(While preparing this two other bloggers wrote on the same topic, Scott here and Lipton/Regan here. Our slogan: Complexity Blog: You heard it here THIRD.)
Let w be the exponent for matrix mult. A very brief history of Matrix Multiplication (years given are years of publication, though it is odd to say Pan in 1978 showed that w < 2.796 since, for all I know, he did it in 1977 or even earlier.)
- The obvious way to do this shows w ≤ 3. This is obvious to us; however, I wonder when it was first stated.
- Strassen in 1969 showed w ≤ 2.808. This is important since it shows that Gaussian Elimination is not optimal (that is the name of the paper) and also because it is a cautionary tale for lower bounds- w=3 seems optimal... but its not!
- Pan in 1978 showed that w < 2.796.
- Bini, Capovani, Romani, Lotti in 1979 showed w < 2.78.
- Schonhage in 1981 showed w < 2.522 This was significant since it used a brand new technique.
- Romani in 1982 showed w < 2.517.
- Coppersmith and Winograd in 1981 obtained w < 2.496. This was significant in that it broke the 2.5 barrier.
- Strassen in 1986, using a very diff technique, obtained w < 2.479.
- Coppersmith and Winograd in 1987 obtained w < 2.376. (See here for the Journal Version.) This paper uses the large 3-free sets of Behrend. (See here for Behrends article (it might now work- its the Proceedings of Nat Academy of Sciences website and I don't know if its free to ALL or just to some schools.) or here for my survey of large 3-free sets.)
- Cohn and Umans in 2003 proposed a group theoretic approach which had the potential for new algorithms.

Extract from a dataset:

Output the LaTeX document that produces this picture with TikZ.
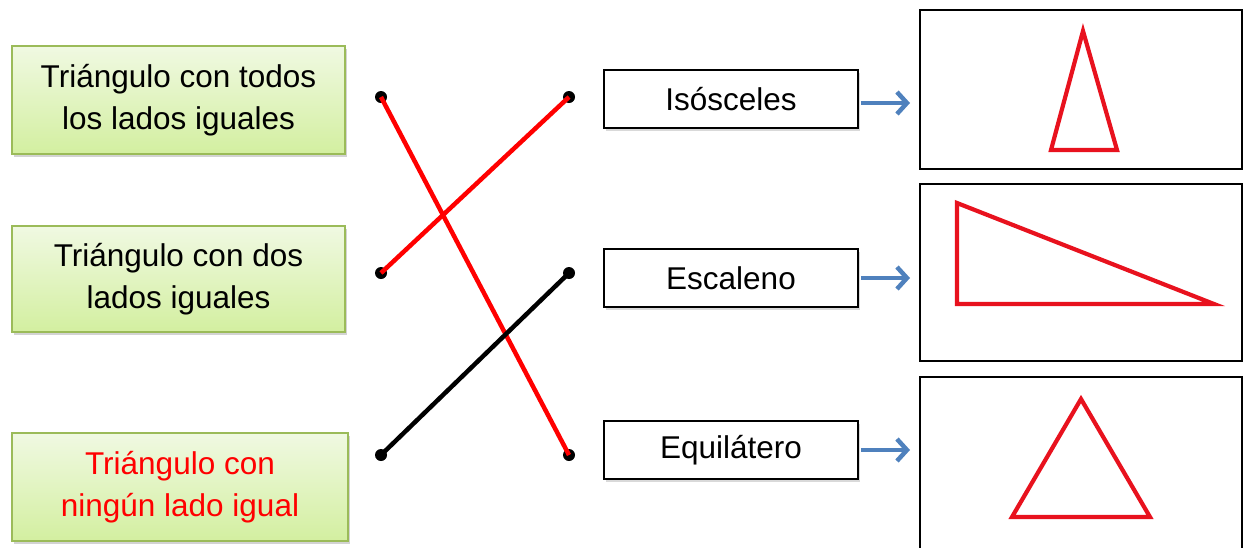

Kleinberg and Szegedy in 2005 obtained new algorithms using the approach, but couldn't beat 2.376.
- Elkin in 2008 (here) obtained larger 3-free sets than Behrends. Elkin in 2010 (here) used these sets to get a logv improvement over CW for some v > 0.
- Andy Stothers 2010 PhD thesis (here) claims to have w ≤ 2.374. The result was not stated in the abstract. He didn't post a preprint or email a blogger so this work was relatively unknown. He did tell some experts in the field. (See the comments on Scott's blog for what might be the full story on that).
- This is clearly a breakthrough! There had been NO improvement in two decades!
- The improvement is small; however, it may lead to more improvements (this seems to be common in this field).
- Can Elkin's 3-free sets be used to get a log improvement over Virginia's result? Not sure we care- from what I understand (which is not much) (1) the current techniques can likely be pushed further, and (2) Elkin's 3-free sets will only give a log-ish improvement, no more. (Is log-ish a new word? Should it be?)
- Is the algorithm practical? I suspect not.
- Two breakthroughs in theory within a year from the same family. Impressive!